State Machines


Finite State machines, or FSMs, are a fantastic way to describe a system's inner workings. Interestingly, while a system's design phase may consist of a flow chart illustrating its logic and the transitions between them, the implementation throws away the flow. A FSM provides some continuity between design and implementation stages and has a number of other benefits as well.

This post reviews how the FSM concept is used within Baremetal's platform code.

The basics

This gist contains a FSM implementation for Python that was extracted out of the django-fsm app. This code will be the basis for this post, of course, the concept applies to any language.

Let's take a look at a simple state machine for a small program that collects log information for a Linux Container:

Basic State Machine

The disconnected state's job is to connect to the container and the connected state's job is to process any output the container may generate. In code, this machine may look something like this (to make things clearer the code below does not have error checking, throttling, etc.)

class Container(object):
    DISCONNECTED = 'disconnected'
    CONNECTED = 'connected'

    state_machine = State(DISCONNECTED)

    def __init__(self, container_id):
        self.state = self.DISCONNECTED
        self.container_id = container_id

    [...]

    @transition(state_machine, source=DISCONNECTED, target=CONNECTED)
    def disconnected(self):
        self.container_logs = attach_to_container(self.container_id)
    
    @transition(state_machine, source=CONNECTED, target=CONNECTED)
    def connected(self):
        for log in self.container_logs.get_logs():
            self.do_something(log)

Built-in guarantees

The state machine enforces that certain actions can only occur under the right conditions. Being in a particular state implies the conditions are met, which means cleaner code with less boilerplate. The @transition decorator enforces that a method can only run when the machine is in the correct state.
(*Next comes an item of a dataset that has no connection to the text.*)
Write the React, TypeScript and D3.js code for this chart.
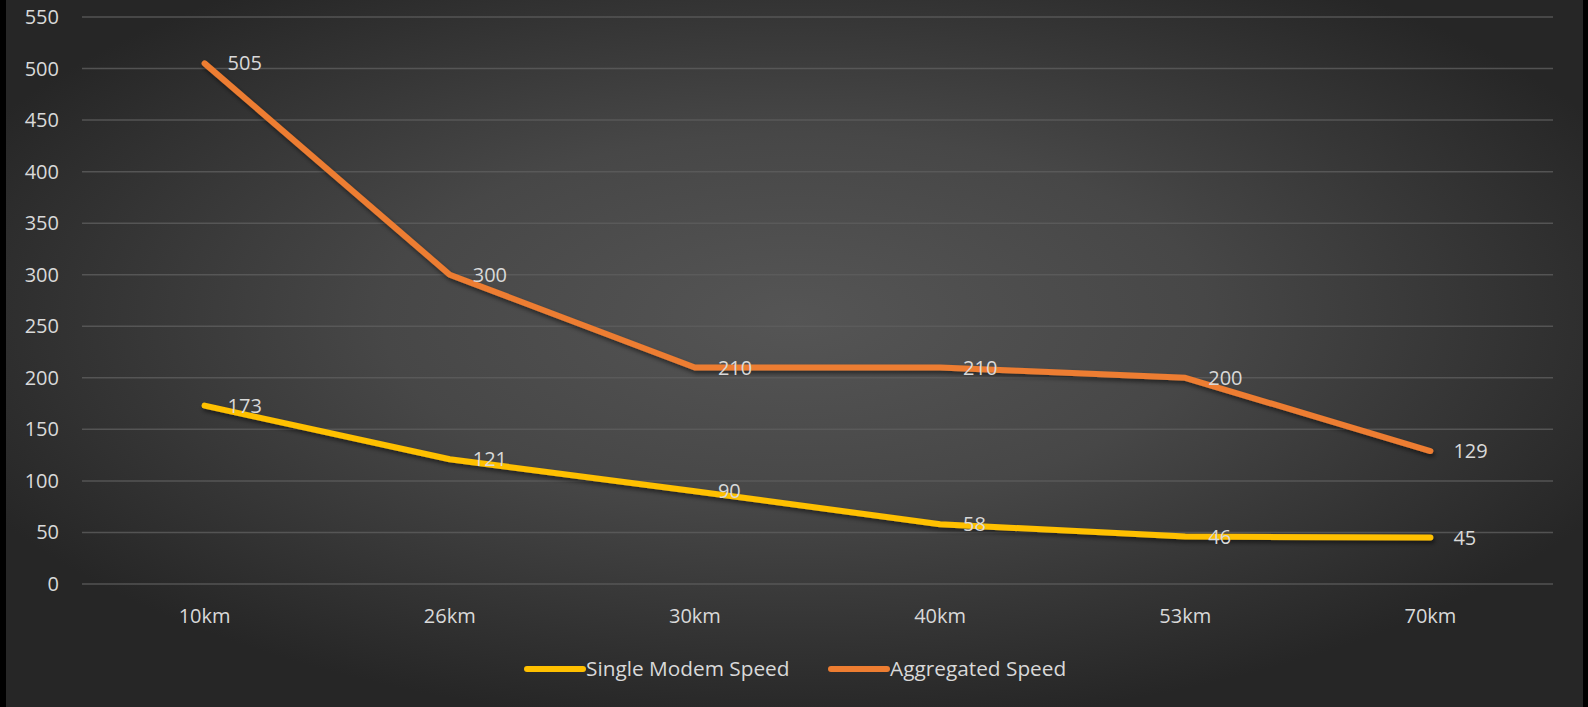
import React from "react";
import * as d3 from "d3";

const categories = ["10km", "26km", "30km", "40km", "53km", "70km"];
const singleModem = [173, 121, 90, 58, 46, 45];
const aggregated = [505, 300, 210, 210, 200, 129];
const yTicks = [0, 50, 100, 150, 200, 250, 300, 350, 400, 450, 500, 550];

const seriesList = [
  { name: "Single Modem Speed", values: singleModem, color: "#FFC000" },
  { name: "Aggregated Speed", values: aggregated, color: "#ED7D31" },
];

const W = 1588;
const H = 707;
const FONT = "'Open Sans', sans-serif";
const TEXT = "#d9d9d9";

export default function App() {
  const x = d3.scaleBand<string>().domain(categories).range([82, 1553]);
  const y = d3.scaleLinear().domain([0, 550]).range([584, 17]);
  const cx = (c: string) => (x(c) ?? 0) + x.bandwidth() / 2;

  const line = d3
    .line<number>()
    .x((_, i) => cx(categories[i]))
    .y((d) => y(d));

  return (
    <svg
      width={W}
      height={H}
      style={{ position: "absolute", left: 0, top: 0, display: "block" }}
      fontFamily={FONT}
    >
      <defs>
        <radialGradient id="bg" cx="48%" cy="45%" r="58%" gradientTransform="translate(0.02 0) scale(1 1)">
          <stop offset="0%" stopColor="#555555" />
          <stop offset="45%" stopColor="#474747" />
          <stop offset="100%" stopColor="#262626" />
        </radialGradient>
        <filter id="shadow" x="-10%" y="-10%" width="120%" height="130%">
          <feDropShadow dx="1.5" dy="3" stdDeviation="2" floodColor="#000" floodOpacity="0.5" />
        </filter>
      </defs>
      <rect width={W} height={H} fill="#000" />
      <rect x={6} y={0} width={1577} height={H} fill="url(#bg)" />

      {yTicks.map((t) => (
        <g key={t}>
          <line x1={82} x2={1553} y1={y(t)} y2={y(t)} stroke="#5e5e5e" strokeOpacity={0.8} strokeWidth={1.5} />
          <text x={59} y={y(t)} dy="0.35em" textAnchor="end" fontSize={20} fill={TEXT}>
            {t}
          </text>
        </g>
      ))}

      {categories.map((c) => (
        <text key={c} x={cx(c)} y={616} dy="0.35em" textAnchor="middle" fontSize={20} fill={TEXT}>
          {c}
        </text>
      ))}

      {seriesList.map((s) => (
        <path
          key={s.name}
          d={line(s.values) ?? ""}
          fill="none"
          stroke={s.color}
          strokeWidth={6}
          strokeLinecap="round"
          strokeLinejoin="round"
          filter="url(#shadow)"
        />
      ))}

      {seriesList.map((s) =>
        s.values.map((v, i) => (
          <text
            key={s.name + i}
            x={cx(categories[i]) + 23}
            y={y(v)}
            dy="0.35em"
            fontSize={20}
            fill={TEXT}
          >
            {v}
          </text>
        ))
      )}

      {[
        { s: seriesList[0], x0: 527 },
        { s: seriesList[1], x0: 831 },
      ].map(({ s, x0 }) => (
        <g key={s.name}>
          <line x1={x0} x2={x0 + 56} y1={669} y2={669} stroke={s.color} strokeWidth={6} strokeLinecap="round" />
          <text x={x0 + 59} y={669} dy="0.35em" fontSize={20.8} fill={TEXT}>
            {s.name}
          </text>
        </g>
      ))}
    </svg>
  );
}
In the Container class, unless the state is CONNECTED, the connected() method will not run and instead raise a TransitionNotAllowed exception.

Structure

The state machine also provides a nice framework for defining methods that perform a specific task. Adding functionality can be accomplished by adding states to the machine and wiring the transitions appropriately. For example, let's check to see if the connection is still alive before attempting to read output (only modified code is below):

class Container(object):
    PROCESS_LOGS = 'process_logs'
    [...]

    @transition(state_machine, source=CONNECTED, target=PROCESS_LOGS)
    def connected(self):
        if not self.container_logs.is_connected:
            raise Disconnected

    @transition(state_machine, source=PROCESS_LOGS, target=CONNECTED)
    def process_logs(self):
        for log in self.container_logs.get_logs():
            self.do_something(log)

Notice process_logs() transitions back to CONNECTED, creating a loop between these two methods.

When something goes wrong

The @transition decorator handles going between states when the function call is successful. The same concept can be used to transition to another state when an Exception occurs. The connected() method raises an exception if the connection to the container is severed. At this point the state machine should return to a DISCONNECTED state. The @exception_transition decorator takes care of this. For this example reraise is set to False so that the exception is not passed up the stack:

    @exception_transition((Disconnected,), target=DISCONNECTED, reraise=False)
    @transition(state_machine, source=CONNECTED, target=PROCESS_LOGS)
    def connected(self):
        if not self.container_logs.is_connected:
            raise Disconnected

Perpetual motion

You've likely noticed that the code follows the convention of keeping the functions and the states the same name. This convention makes it easy for a loop method to call the appropriate method for the current state. The fsm.StateMachine.loop() function does the heavy lifting:

from fsm import StateMachine

class Container(StateMachine):
    [...]

    def __init__(self, container_id):
        super(Container, self).__init__(self.DISCONNECTED)
        [...]

    def run(self):
        while True:
            self.loop(target_state=self.CONNECTED)

Wrapping things up

The final state machine looks like this:

Final State Machine

And the complete code:

from fsm import StateMachine

class Container(StateMachine):
    DISCONNECTED = 'disconnected'
    CONNECTED = 'connected'
    PROCESS_LOGS = 'process_logs'

    state_machine = State(DISCONNECTED)

    def __init__(self, container_id):
        super(Container, self).__init__(state=self.DISCONNECTED)

        self.container_id = container_id

    @transition(state_machine, source=DISCONNECTED, target=CONNECTED)
    def disconnected(self):
        self.container_logs = attach_to_container(self.container_id)
    
    @exception_transition((Disconnected,), target=DISCONNECTED, reraise=False)
    @transition(state_machine, source=CONNECTED, target=PROCESS_LOGS)
    def connected(self):
        if not self.container_logs.is_connected:
            raise Disconnected

    @transition(state_machine, source=PROCESS_LOGS, target=CONNECTED)
    def process_logs(self):
        for log in self.container_logs.get_logs():
            self.do_something(log)

    def run(self):
        while True:
            self.loop(target_state=self.CONNECTED)

More on state machines

I may not be looking hard enough, but good posts on state machines are few and far between. Shopify is on the bandwagon and the Lamson Project describes how they are used within Lamson.